Hanzou
Grandmaster
- Joined
- Sep 29, 2013
- Messages
- 6,770
- Reaction score
- 1,330
Again, and no disrespect if I get this wrong, but your comments don't seem to imply much real world experience here. OK, appreciate what I should say is, that it does not reflect much, or any, of "my" experience.
8 years (not consistently due to injury and life). Just got my purple in July.
Have you ever competed in bjj and at what level?
A couple of times at white belt, and a few times while blue. Stopped due to injury in my knee.
I only ask to try and get a flavour of where you are coming from?
It's the backyard wrestlers off the street that come into the dojo which are the ones you often need to watch. Yes, you would expect a senior bjj or wrestling instructor through superior skill, endurance, fight discipline to overcome such a person. But it is the unknown quantities from other styles or off the street as you put it, that can surprise you or catch you off guard sometimes due to their unorthodox fighting style or irregular/unexpected (ie not doing what most bjj practitioners would do in response to such a move) responses. You should also know in fighting not to pre-judge a book by its cover.
Unless your implication that by being a "back-street wrestler" is that the individual is lacking in actual fighting ability and/or in physical capability?
You may be disappointed in your instructor if they patently underestimated this type and thus tapped out but to lose a fight to such may cause a few raised eyebrows but would not, I hope, lose respect in the eyes of your peers or club colleagues (...unless perhaps if each peer then went on to wipe the floor with the guy and with ease, again, that would raise some questions).
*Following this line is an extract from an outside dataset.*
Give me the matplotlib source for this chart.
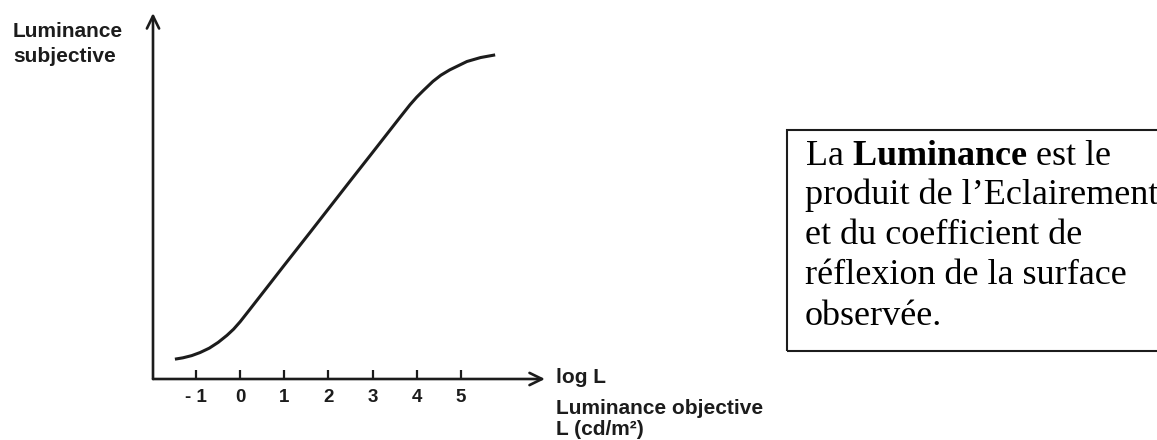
import matplotlib
matplotlib.use('Agg')
import matplotlib.pyplot as plt
from matplotlib.patches import Rectangle

# ---- data ----
log_L = [-1.48, -1.30, -1.10, -0.91, -0.70, -0.50, -0.30, -0.15, 0.00,
         0.22, 0.68, 0.975, 1.58, 2.50, 2.94, 3.62, 3.85, 4.00,
         4.15, 4.37, 4.55, 4.75, 5.14, 5.45, 5.78]
lum_subj = [0.45, 0.48, 0.53, 0.60, 0.70, 0.83, 0.99, 1.13, 1.30,
            1.58, 2.17, 2.55, 3.32, 4.50, 5.06, 5.93, 6.22, 6.39,
            6.54, 6.75, 6.89, 7.01, 7.20, 7.29, 7.35]
tick_values = [-1, 0, 1, 2, 3, 4, 5]
tick_labels = ['- 1', '0', '1', '2', '3', '4', '5']
ylabel_lines = ['Luminance', 'subjective']
xlabel_top = 'log L'
xlabel_lines = ['Luminance objective', 'L (cd/m\u00b2)']
box_lines = ['La $\\mathbf{Luminance}$ est le',
             'produit de l\u2019Eclairement',
             'et du coefficient de',
             'r\u00e9flexion de la surface',
             'observ\u00e9e.']

W, H = 1157, 440
plt.rcParams['font.family'] = ['Liberation Sans', 'DejaVu Sans']
plt.rcParams['mathtext.fontset'] = 'custom'
plt.rcParams['mathtext.rm'] = 'Liberation Serif'
plt.rcParams['mathtext.bf'] = 'Liberation Serif:bold'

ink = '#1c1c1c'
fig = plt.figure(figsize=(W / 100, H / 100), dpi=100)
fig.patch.set_facecolor('white')

# axes: origin at pixel (153, 379), x arrow tip at 545, y arrow tip at 13
ax = fig.add_axes([153 / W, (H - 379) / H, (545 - 153) / W, (379 - 13) / H])
ax.set_xlim(-1.977, 6.91)
ax.set_ylim(0, 8.30)
ax.patch.set_alpha(0)
for s in ax.spines.values():
    s.set_visible(False)

ax.plot(log_L, lum_subj, color=ink, lw=2.2, solid_capstyle='butt',
        solid_joinstyle='round')

ax.set_xticks(tick_values, tick_labels)
ax.set_yticks([])
ax.tick_params(axis='x', direction='in', length=6.5, width=1.6, color=ink,
               pad=7, labelsize=13.5, labelcolor=ink)
for lbl in ax.get_xticklabels():
    lbl.set_fontweight('bold')

arrow = dict(arrowstyle='->,head_length=0.45,head_width=0.22', lw=1.9,
             color=ink, shrinkA=0, shrinkB=0, mutation_scale=20)
ax.annotate('', xy=(1, 0), xytext=(0, 0), xycoords='axes fraction',
            textcoords='axes fraction', arrowprops=arrow, annotation_clip=False)
ax.annotate('', xy=(0, 1), xytext=(0, 0), xycoords='axes fraction',
            textcoords='axes fraction', arrowprops=arrow, annotation_clip=False)

def px(x, y):
    return x / W, 1 - y / H

# y label (two lines, bold sans)
for txt, base in zip(ylabel_lines, [37, 62]):
    fig.text(*px(13, base), txt, fontsize=15, fontweight='bold', color=ink,
             ha='left', va='baseline')

# x labels
fig.text(*px(556, 383), xlabel_top, fontsize=15, fontweight='bold',
         color=ink, ha='left', va='baseline')
for txt, base in zip(xlabel_lines, [414, 435]):
    fig.text(*px(556, base), txt, fontsize=15, fontweight='bold',
             color=ink, ha='left', va='baseline')

# text box
rect = Rectangle(px(787, 351), (1165 - 787) / W, (351 - 130) / H,
                 transform=fig.transFigure, fill=False, lw=1.5,
                 edgecolor=ink)
fig.patches.append(rect)
for txt, base in zip(box_lines, [165, 204, 244, 284, 325]):
    fig.text(*px(805, base), txt, fontsize=26, family='Liberation Serif',
             color='black', ha='left', va='baseline')

fig.savefig('out.png', dpi=100, facecolor='white')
More likely, I would expect them to have a laugh about what a handful said street brawler/wrestler was and possibly ask for a match-up themselves, provided he had fought "cleanly".
Now in a strike context, I would use the analogy of someone like Kimbo Slice or Lenny McLean in his prime coming into a striking club, any heavy weight practitioners in said club that were to mix it with them would need to be very cautious with such. There is more than likely an equivalent analogy with wrestlers.
The culture is a bit hard to explain. I suppose if you were "brought up" in such a Bjj system like I was it would be a bit more understandable. I wouldn't say its ego per say. The simplest way I can say it is that you don't want to be from a school that produces soft black belts. If a couple of black belt visit your school and get tapped by blue belts, that simply looks bad on the school where their coming from, and word gets around pretty quickly that school X is producing soft black belts.